====== PROVIDED DATA ======

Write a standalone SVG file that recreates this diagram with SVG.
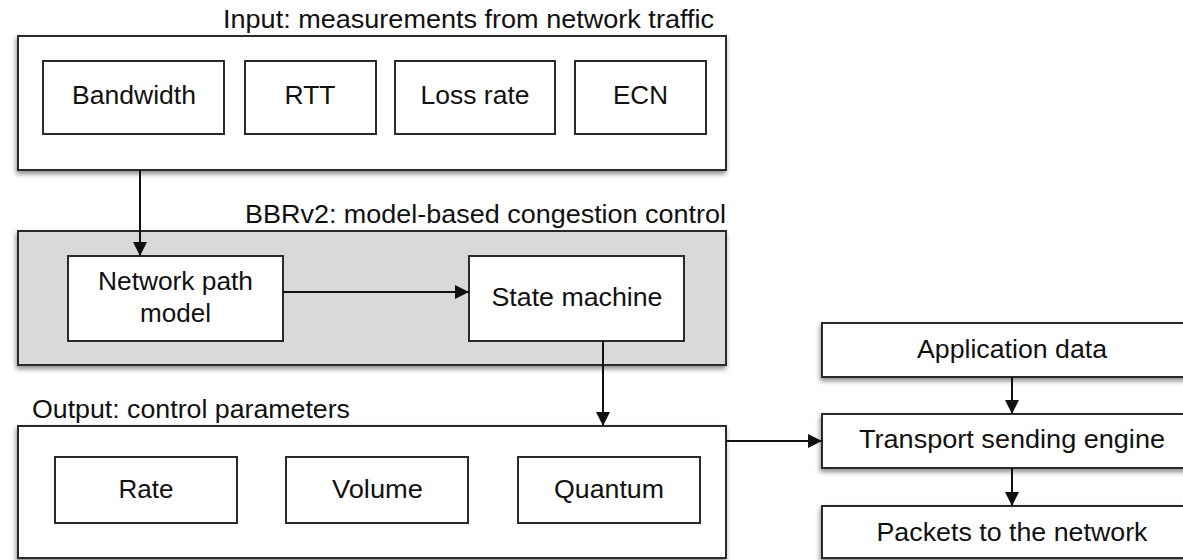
<svg xmlns="http://www.w3.org/2000/svg" width="1183" height="560" viewBox="0 0 1183 560">
<style>
text{font-family:"Liberation Sans",Arial,sans-serif;font-size:25px;fill:#111;}
.c{text-anchor:middle;}
.box{fill:#fff;stroke:#2a2a2a;stroke-width:2;}
.grp{fill:#fff;stroke:#2a2a2a;stroke-width:2;filter:url(#sh);}
.gray{fill:#d9d9d9;stroke:#2a2a2a;stroke-width:2;filter:url(#sh);}
.ln{fill:none;stroke:#111;stroke-width:2;marker-end:url(#ah);}
</style>
<defs>
<filter id="sh" x="-5%" y="-10%" width="110%" height="125%">
<feDropShadow dx="-1" dy="3" stdDeviation="2.5" flood-color="#000" flood-opacity="0.45"/>
</filter>
<marker id="ah" viewBox="0 0 14 14" refX="14" refY="7" markerWidth="14" markerHeight="14" markerUnits="userSpaceOnUse" orient="auto">
<path d="M0,0 L14,7 L0,14 z" fill="#111"/>
</marker>
</defs>
<rect width="1183" height="560" fill="#fff"/>

<g id="input">
<rect class="grp" x="18" y="36" width="708" height="134"/>
<text x="223" y="28" textLength="491" lengthAdjust="spacingAndGlyphs">Input: measurements from network traffic</text>
</g>
<g id="bandwidth"><rect class="box" x="43" y="61" width="181" height="73"/><text class="c" x="134" y="104" textLength="124" lengthAdjust="spacingAndGlyphs">Bandwidth</text></g>
<g id="rtt"><rect class="box" x="245" y="61" width="131" height="73"/><text class="c" x="310" y="104" textLength="51" lengthAdjust="spacingAndGlyphs">RTT</text></g>
<g id="lossrate"><rect class="box" x="395" y="61" width="160" height="73"/><text class="c" x="475" y="104" textLength="109" lengthAdjust="spacingAndGlyphs">Loss rate</text></g>
<g id="ecn"><rect class="box" x="575" y="61" width="131" height="73"/><text class="c" x="640.5" y="104" textLength="55" lengthAdjust="spacingAndGlyphs">ECN</text></g>

<g id="bbrv2">
<rect class="gray" x="18" y="231" width="708" height="134"/>
<text x="245" y="223" textLength="481" lengthAdjust="spacingAndGlyphs">BBRv2: model-based congestion control</text>
</g>
<g id="pathmodel"><rect class="box" x="68" y="256" width="215" height="85"/>
<text class="c" x="175.5" y="290" textLength="155" lengthAdjust="spacingAndGlyphs">Network path</text>
<text class="c" x="175.5" y="322" textLength="71" lengthAdjust="spacingAndGlyphs">model</text></g>
<g id="statemachine"><rect class="box" x="469" y="256" width="215" height="85"/>
<text class="c" x="577" y="306" textLength="171" lengthAdjust="spacingAndGlyphs">State machine</text></g>

<g id="output">
<rect class="grp" x="18" y="426" width="708" height="132"/>
<text x="32" y="418" textLength="318" lengthAdjust="spacingAndGlyphs">Output: control parameters</text>
</g>
<g id="rate"><rect class="box" x="55" y="457" width="182" height="66"/><text class="c" x="146" y="498" textLength="55" lengthAdjust="spacingAndGlyphs">Rate</text></g>
<g id="volume"><rect class="box" x="286" y="457" width="182" height="66"/><text class="c" x="377.5" y="498" textLength="91" lengthAdjust="spacingAndGlyphs">Volume</text></g>
<g id="quantum"><rect class="box" x="518" y="457" width="182" height="66"/><text class="c" x="609" y="498" textLength="110" lengthAdjust="spacingAndGlyphs">Quantum</text></g>

<g id="appdata"><rect class="grp" x="822" y="323" width="370" height="54"/><text class="c" x="1012" y="358" textLength="190" lengthAdjust="spacingAndGlyphs">Application data</text></g>
<g id="transport"><rect class="grp" x="822" y="414" width="370" height="54"/><text class="c" x="1012" y="448" textLength="306" lengthAdjust="spacingAndGlyphs">Transport sending engine</text></g>
<g id="packets"><rect class="grp" x="822" y="506" width="370" height="52"/><text class="c" x="1012" y="541" textLength="271" lengthAdjust="spacingAndGlyphs">Packets to the network</text></g>

<g id="connectors">
<path class="ln" d="M140,170 V256"/>
<path class="ln" d="M283,292 H469"/>
<path class="ln" d="M603,341 V426"/>
<path class="ln" d="M726,441 H822"/>
<path class="ln" d="M1012,377 V414"/>
<path class="ln" d="M1012,468 V506"/>
</g>
</svg>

======

Reproduce each line exactly, please, except for any pictures.

WRITTEN ANSWER.
Write a standalone SVG file that recreates this diagram with SVG.
<svg xmlns="http://www.w3.org/2000/svg" width="1183" height="560" viewBox="0 0 1183 560">
<style>
text{font-family:"Liberation Sans",Arial,sans-serif;font-size:25px;fill:#111;}
.c{text-anchor:middle;}
.box{fill:#fff;stroke:#2a2a2a;stroke-width:2;}
.grp{fill:#fff;stroke:#2a2a2a;stroke-width:2;filter:url(#sh);}
.gray{fill:#d9d9d9;stroke:#2a2a2a;stroke-width:2;filter:url(#sh);}
.ln{fill:none;stroke:#111;stroke-width:2;marker-end:url(#ah);}
</style>
<defs>
<filter id="sh" x="-5%" y="-10%" width="110%" height="125%">
<feDropShadow dx="-1" dy="3" stdDeviation="2.5" flood-color="#000" flood-opacity="0.45"/>
</filter>
<marker id="ah" viewBox="0 0 14 14" refX="14" refY="7" markerWidth="14" markerHeight="14" markerUnits="userSpaceOnUse" orient="auto">
<path d="M0,0 L14,7 L0,14 z" fill="#111"/>
</marker>
</defs>
<rect width="1183" height="560" fill="#fff"/>

<g id="input">
<rect class="grp" x="18" y="36" width="708" height="134"/>
<text x="223" y="28" textLength="491" lengthAdjust="spacingAndGlyphs">Input: measurements from network traffic</text>
</g>
<g id="bandwidth"><rect class="box" x="43" y="61" width="181" height="73"/><text class="c" x="134" y="104" textLength="124" lengthAdjust="spacingAndGlyphs">Bandwidth</text></g>
<g id="rtt"><rect class="box" x="245" y="61" width="131" height="73"/><text class="c" x="310" y="104" textLength="51" lengthAdjust="spacingAndGlyphs">RTT</text></g>
<g id="lossrate"><rect class="box" x="395" y="61" width="160" height="73"/><text class="c" x="475" y="104" textLength="109" lengthAdjust="spacingAndGlyphs">Loss rate</text></g>
<g id="ecn"><rect class="box" x="575" y="61" width="131" height="73"/><text class="c" x="640.5" y="104" textLength="55" lengthAdjust="spacingAndGlyphs">ECN</text></g>

<g id="bbrv2">
<rect class="gray" x="18" y="231" width="708" height="134"/>
<text x="245" y="223" textLength="481" lengthAdjust="spacingAndGlyphs">BBRv2: model-based congestion control</text>
</g>
<g id="pathmodel"><rect class="box" x="68" y="256" width="215" height="85"/>
<text class="c" x="175.5" y="290" textLength="155" lengthAdjust="spacingAndGlyphs">Network path</text>
<text class="c" x="175.5" y="322" textLength="71" lengthAdjust="spacingAndGlyphs">model</text></g>
<g id="statemachine"><rect class="box" x="469" y="256" width="215" height="85"/>
<text class="c" x="577" y="306" textLength="171" lengthAdjust="spacingAndGlyphs">State machine</text></g>

<g id="output">
<rect class="grp" x="18" y="426" width="708" height="132"/>
<text x="32" y="418" textLength="318" lengthAdjust="spacingAndGlyphs">Output: control parameters</text>
</g>
<g id="rate"><rect class="box" x="55" y="457" width="182" height="66"/><text class="c" x="146" y="498" textLength="55" lengthAdjust="spacingAndGlyphs">Rate</text></g>
<g id="volume"><rect class="box" x="286" y="457" width="182" height="66"/><text class="c" x="377.5" y="498" textLength="91" lengthAdjust="spacingAndGlyphs">Volume</text></g>
<g id="quantum"><rect class="box" x="518" y="457" width="182" height="66"/><text class="c" x="609" y="498" textLength="110" lengthAdjust="spacingAndGlyphs">Quantum</text></g>

<g id="appdata"><rect class="grp" x="822" y="323" width="370" height="54"/><text class="c" x="1012" y="358" textLength="190" lengthAdjust="spacingAndGlyphs">Application data</text></g>
<g id="transport"><rect class="grp" x="822" y="414" width="370" height="54"/><text class="c" x="1012" y="448" textLength="306" lengthAdjust="spacingAndGlyphs">Transport sending engine</text></g>
<g id="packets"><rect class="grp" x="822" y="506" width="370" height="52"/><text class="c" x="1012" y="541" textLength="271" lengthAdjust="spacingAndGlyphs">Packets to the network</text></g>

<g id="connectors">
<path class="ln" d="M140,170 V256"/>
<path class="ln" d="M283,292 H469"/>
<path class="ln" d="M603,341 V426"/>
<path class="ln" d="M726,441 H822"/>
<path class="ln" d="M1012,377 V414"/>
<path class="ln" d="M1012,468 V506"/>
</g>
</svg>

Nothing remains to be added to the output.